Needless to say, she didn’t arrive at the airport until 1:15 pm, five hours after my cousin had landed. Meanwhile, my mother-in-law had been sitting in the diner for over three hours, so I called Enterprise rent-a-car and they came and collected us. I drove the rental back to the farm (an hour and a half away), dropped off my mother-in-law, picked up my cousin, and drove back to Delaware, to pick up my car. (I needed my cousin because the car rental was now closed, and the auto shop was four miles away.)

I actually calculated that between the four of us, we spent 36 hours driving and waiting that day. At the end of the week, my cousin’s flight home was at noon but she was ready to go at 5am, because she really thought we were five hours from the airport. (On the bright side, I got to check off “Delaware” from my list of states visited, which pushed me over the half-way mark.)

TUESDAY, APRIL 04, 2006

2006 PAII conference

Two years ago, when we had no idea what we were doing, we went to a PAII conference (Professional Association of Innkeepers something, pronounced “pie”) in Rhode Island. Last weekend we attended the PAII conference in Phoenix, and we realized that in two years, we still have no idea what we are doing.

I think about how far we’ve come and how much we’ve accomplished in two years, and I realize that we should have started ten years ago. My first workshop was on photography, and at the end of the class I asked, “What if you’re not open yet and don’t have any rooms you can take pictures of?” They said take pictures of the furnishings. I said, “What if all of your furniture is in a tractor trailing waiting to be restored?” They said, take pictures of the building. I said, “What if you’re still under construction and can’t take pictures yet?” They said take pictures of the property. I said, “What if your new septic system went in late last year and they couldn’t reseed the yard before the first frost and so your property is just a giant mudball?” That stumped them for a bit, but then they suggested decorating our bed and taking pictures of that. That, I could do.
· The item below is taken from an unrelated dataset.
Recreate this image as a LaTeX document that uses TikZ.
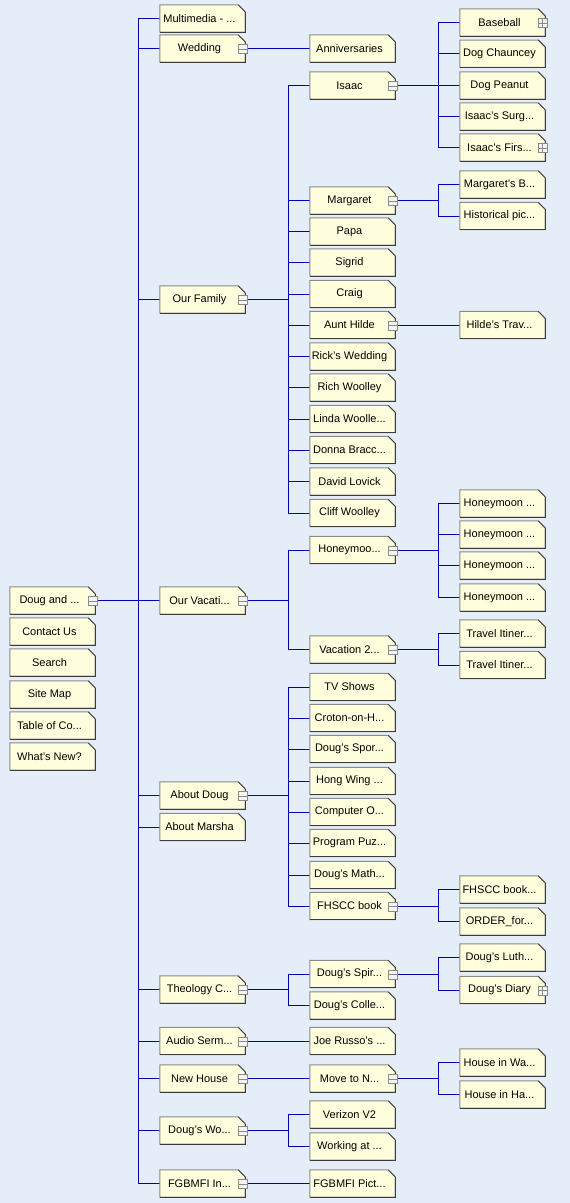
\documentclass[tikz,border=0pt]{standalone}
\usepackage{fontspec}
\setmainfont{Liberation Sans}
\usetikzlibrary{backgrounds}
\definecolor{bg}{HTML}{E5EEF8}
\definecolor{boxfill}{HTML}{FFFFDD}
\definecolor{wirec}{HTML}{0000B4}
\definecolor{edgelt}{HTML}{8A8A8A}
\definecolor{edgedk}{HTML}{3C3C3C}
\begin{document}
\begin{tikzpicture}[x=1pt,y=-1pt,
  page/.style={minimum width=85pt,minimum height=27pt,inner sep=0pt,
    font=\fontsize{11}{13}\selectfont,execute at begin node={\hspace*{-6pt}}},
  wire/.style={draw=wirec,line width=1pt}]
\useasboundingbox (0,0) rectangle (570,1203);
% column 0
\node[page] (d0) at (52.5,600.5) {Doug and ...};
\node[page] (contact) at (52.5,631.5) {Contact Us};
\node[page] (search) at (52.5,662.5) {Search};
\node[page] (sitemap) at (52.5,694.5) {Site Map};
\node[page] (toc) at (52.5,725.5) {Table of Co...};
\node[page] (new) at (52.5,756.5) {What's New?};
% column 1
\node[page] (mm) at (202.5,18.5) {Multimedia - ...};
\node[page] (wed) at (202.5,48.5) {Wedding};
\node[page] (fam) at (202.5,299.5) {Our Family};
\node[page] (vac) at (202.5,600.5) {Our Vacati...};
\node[page] (adoug) at (202.5,795.5) {About Doug};
\node[page] (amar) at (202.5,827) {About Marsha};
\node[page] (theo) at (202.5,989.5) {Theology C...};
\node[page] (audio) at (202.5,1041) {Audio Serm...};
\node[page] (house) at (202.5,1078.5) {New House};
\node[page] (work) at (202.5,1130.5) {Doug's Wo...};
\node[page] (fgb) at (202.5,1183.5) {FGBMFI In...};
% column 2
\node[page] (ann) at (352.5,48.5) {Anniversaries};
\node[page] (isaac) at (352.5,85.5) {Isaac};
\node[page] (marg) at (352.5,200.5) {Margaret};
\node[page] (papa) at (352.5,231.5) {Papa};
\node[page] (sigrid) at (352.5,262.5) {Sigrid};
\node[page] (craig) at (352.5,294) {Craig};
\node[page] (hilde) at (352.5,325) {Aunt Hilde};
\node[page] (rick) at (352.5,356.5) {Rick's Wedding};
\node[page] (rich) at (352.5,387.5) {Rich Woolley};
\node[page] (linda) at (352.5,419) {Linda Woolle...};
\node[page] (donna) at (352.5,450) {Donna Bracc...};
\node[page] (david) at (352.5,481.5) {David Lovick};
\node[page] (cliff) at (352.5,513) {Cliff Woolley};
\node[page] (honey) at (352.5,550) {Honeymoo...};
\node[page] (vac2) at (352.5,649.5) {Vacation 2...};
\node[page] (tv) at (352.5,687) {TV Shows};
\node[page] (croton) at (352.5,718) {Croton-on-H...};
\node[page] (sport) at (352.5,749) {Doug's Spor...};
\node[page] (hong) at (352.5,781) {Hong Wing ...};
\node[page] (comp) at (352.5,812) {Computer O...};
\node[page] (prog) at (352.5,843) {Program Puz...};
\node[page] (math) at (352.5,875) {Doug's Math...};
\node[page] (fhscc) at (352.5,906) {FHSCC book};
\node[page] (spir) at (352.5,974) {Doug's Spir...};
\node[page] (colle) at (352.5,1005.5) {Doug's Colle...};
\node[page] (joe) at (352.5,1041) {Joe Russo's ...};
\node[page] (move) at (352.5,1078.5) {Move to N...};
\node[page] (veri) at (352.5,1114.5) {Verizon V2};
\node[page] (workat) at (352.5,1146.5) {Working at ...};
\node[page] (fgbp) at (352.5,1183.5) {FGBMFI Pict...};
% column 3
\node[page] (base) at (502.5,22.5) {Baseball};
\node[page] (chaun) at (502.5,53.7) {Dog Chauncey};
\node[page] (peanut) at (502.5,85.5) {Dog Peanut};
\node[page] (surg) at (502.5,116.5) {Isaac's Surg...};
\node[page] (firs) at (502.5,147.5) {Isaac's Firs...};
\node[page] (margb) at (502.5,184.5) {Margaret's B...};
\node[page] (hist) at (502.5,216) {Historical pic...};
\node[page] (hildet) at (502.5,325) {Hilde's Trav...};
\node[page] (hm1) at (502.5,503.5) {Honeymoon ...};
\node[page] (hm2) at (502.5,534.5) {Honeymoon ...};
\node[page] (hm3) at (502.5,565.5) {Honeymoon ...};
\node[page] (hm4) at (502.5,597.5) {Honeymoon ...};
\node[page] (ti1) at (502.5,633.5) {Travel Itiner...};
\node[page] (ti2) at (502.5,665) {Travel Itiner...};
\node[page] (fb1) at (502.5,889.5) {FHSCC book...};
\node[page] (ord) at (502.5,921.5) {ORDER\_for...};
\node[page] (luth) at (502.5,957.5) {Doug's Luth...};
\node[page] (diary) at (502.5,990) {Doug's Diary};
\node[page] (hw) at (502.5,1062.5) {House in Wa...};
\node[page] (hh) at (502.5,1094.5) {House in Ha...};
\begin{pgfonlayer}{background}
  \fill[bg] (0,0) rectangle (570,1203);
  % connectors
  \foreach \c in {mm,wed,fam,vac,adoug,amar,theo,audio,house,work,fgb}
    \draw[wire] (d0.east) -- ++(43,0) |- (\c.west);
  \draw[wire] (wed.east) -- (ann.west);
  \foreach \c in {isaac,marg,papa,sigrid,craig,hilde,rick,rich,linda,donna,david,cliff}
    \draw[wire] (fam.east) -- ++(43,0) |- (\c.west);
  \foreach \c in {honey,vac2} \draw[wire] (vac.east) -- ++(43,0) |- (\c.west);
  \foreach \c in {tv,croton,sport,hong,comp,prog,math,fhscc}
    \draw[wire] (adoug.east) -- ++(43,0) |- (\c.west);
  \foreach \c in {spir,colle} \draw[wire] (theo.east) -- ++(43,0) |- (\c.west);
  \draw[wire] (audio.east) -- (joe.west);
  \draw[wire] (house.east) -- (move.west);
  \foreach \c in {veri,workat} \draw[wire] (work.east) -- ++(43,0) |- (\c.west);
  \draw[wire] (fgb.east) -- (fgbp.west);
  \foreach \c in {base,chaun,peanut,surg,firs} \draw[wire] (isaac.east) -- ++(43,0) |- (\c.west);
  \foreach \c in {margb,hist} \draw[wire] (marg.east) -- ++(43,0) |- (\c.west);
  \draw[wire] (hilde.east) -- (hildet.west);
  \foreach \c in {hm1,hm2,hm3,hm4} \draw[wire] (honey.east) -- ++(43,0) |- (\c.west);
  \foreach \c in {ti1,ti2} \draw[wire] (vac2.east) -- ++(43,0) |- (\c.west);
  \foreach \c in {fb1,ord} \draw[wire] (fhscc.east) -- ++(43,0) |- (\c.west);
  \foreach \c in {luth,diary} \draw[wire] (spir.east) -- ++(43,0) |- (\c.west);
  \foreach \c in {hw,hh} \draw[wire] (move.east) -- ++(43,0) |- (\c.west);
  % page boxes
  \foreach \n in {d0,contact,search,sitemap,toc,new,
      mm,wed,fam,vac,adoug,amar,theo,audio,house,work,fgb,
      ann,isaac,marg,papa,sigrid,craig,hilde,rick,rich,linda,donna,david,cliff,
      honey,vac2,tv,croton,sport,hong,comp,prog,math,fhscc,spir,colle,joe,move,veri,workat,fgbp,
      base,chaun,peanut,surg,firs,margb,hist,hildet,hm1,hm2,hm3,hm4,ti1,ti2,fb1,ord,luth,diary,hw,hh}{
    \fill[boxfill,draw=edgelt,line width=1pt] (\n.south west) -- (\n.north west)
      -- ([xshift=-7pt]\n.north east) -- ([yshift=-7pt]\n.north east)
      -- (\n.south east) -- cycle;
    \draw[edgedk,line width=1.2pt] ([yshift=-7pt]\n.north east) -- (\n.south east) -- (\n.south west);
    \draw[edgedk,line width=0.8pt] ([xshift=-7pt]\n.north east) -- ([yshift=-7pt]\n.north east);
  }
\end{pgfonlayer}
% expand / collapse icons
\foreach \n in {d0,wed,fam,vac,adoug,theo,audio,house,work,fgb,isaac,marg,hilde,honey,vac2,fhscc,spir,move}{
  \draw[edgelt,fill=white!92!gray,line width=0.9pt] ([xshift=-7pt,yshift=-5pt]\n.east) rectangle ([xshift=2pt,yshift=4pt]\n.east);
  \draw[edgelt,line width=0.9pt] ([xshift=-7pt,yshift=-0.5pt]\n.east) -- ([xshift=2pt,yshift=-0.5pt]\n.east);
}
\foreach \n in {base,firs,diary}{
  \draw[edgelt,fill=white!92!gray,line width=0.9pt] ([xshift=-7pt,yshift=-5pt]\n.east) rectangle ([xshift=2pt,yshift=4pt]\n.east);
  \draw[edgelt,line width=0.9pt] ([xshift=-7pt,yshift=-0.5pt]\n.east) -- ([xshift=2pt,yshift=-0.5pt]\n.east);
  \draw[edgelt,line width=0.9pt] ([xshift=-2.5pt,yshift=-5pt]\n.east) -- ([xshift=-2.5pt,yshift=4pt]\n.east);
}
\end{tikzpicture}
\end{document}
Most of the other workshops I took were on marketing, and I got a lot of great ideas. For example, funeral directors are a great source of referrals (but they want you to take “grief sensitivity” training) and schools also have a lot of out-of-town guests. As I just discovered, Lancaster has seven colleges and universities plus Linden Hall, in Lititz, which is the oldest all-girl school in the country. (Their most famous graduate is Bea Arthur, star of Maude and Golden Girls, who I understand dated Dawn’s father for a short while.)
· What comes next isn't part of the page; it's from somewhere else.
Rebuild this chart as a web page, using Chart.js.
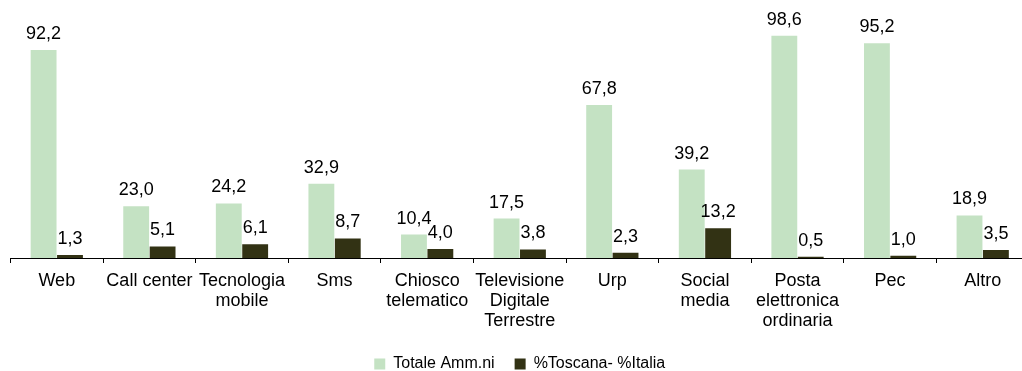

We also networked quite a bit, and met the owners of Flowers and Thyme B&B and King’s Cottage B&B. For some odd reason, I mentioned we were trying to find a range hood that we could retrofit for a fireplace, and it turns out that Don, owner of Flowers and Thyme, installs range hoods! (This led to Don and Dawn having a very technical discussion of duct sizes and flue lengths, while the rest of us looked on in a deeply disturbed sort of way.)

The best part of the conference, though, was the hotel we were at, because it reminded everyone why we like B&Bs. Personal service, unique rooms, friendliness, comfort–all of these were completely lacking at the hotel. We may not have refrigerators in the room, but we won’t charge $4 for a bottle of water, either. (And you won’t have to take a golf cart to get to your room.)